Our tests are stateful, emulate user traffic in the same profile as real load, and use JMeter… so he must be doing something right!
The other other thing to look out for in load testing tools is “coordinated omission”, where the load testing tool gives you unrealistically optimistic latency numbers because it accidentally pauses sending samples when the system under test slows down.
Gil Tene has a pretty good talk on this (*) which is written up at http://highscalability.com/blog/2015/10/5/your-load-generator-is-probably-lying-to-you-take-the-red-pi.html and there’s a video with slides at https://www.youtube.com/watch?v=lJ8ydIuPFeU which I enjoyed watching. He’s a pretty good speaker.
(* and other related measurement errors. e.g. trying to compare latency numbers between systems that are giving unbounded latency because they are terminally oversubscribed. This is analogous to trying to compare the speed of two race cars after they have both crashed and exploded.)
I’ve been dreaming for few years about building a replay harness, and then use it to replay real traffic it at different speed.
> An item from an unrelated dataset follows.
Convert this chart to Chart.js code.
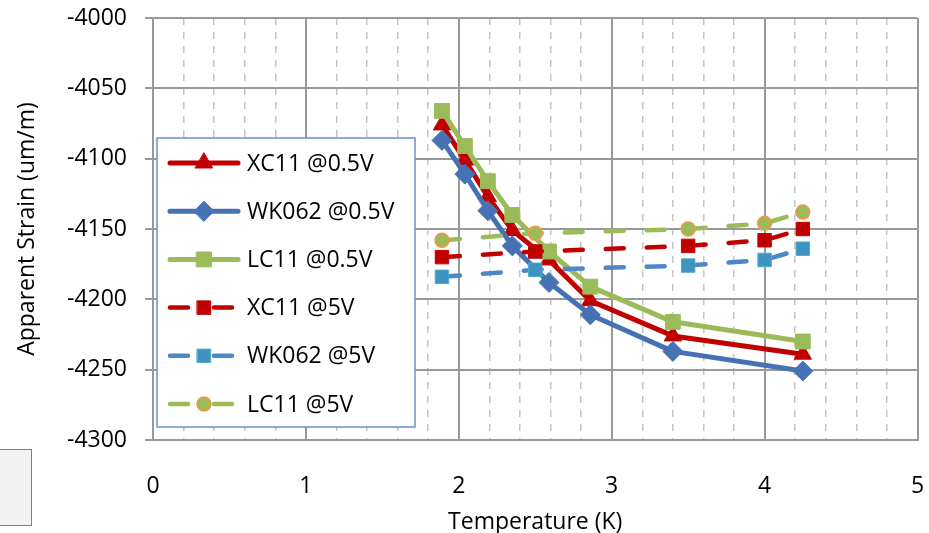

Sadly I’ve never managed to get my $employer interested in it. Let alone OSSing it.
The new replay feature that was released this December for AWS event bridge does come a bit close.
I was not aware of any tool either, but a quick google shows https://goreplay.org/ and https://github.com/edmunds/shadowreader
Fwiw I was thinking to stream to kafka at the nginx layer and replay from it at a later time. Can have it eventually track the responses as well to compare those.
I can’t really vouch for it (since I’ve used it for a sum total of about 30 minutes) but https://k6.io/ was pretty easy to get going.
That’s about how long I’ve used k6s for as well! We evaluated it before writing our own tool, tried so hard to avoid writing our own tool. The scenario we have is basically we open a WebSocket and also do HTTP calls, and we have to trigger those HTTP calls based on the WebSocket but we also have a periodic background task that runs every 30 seconds (heartbeat). I couldn’t get all of that to fit into k6s, but could be I missed something in the docs.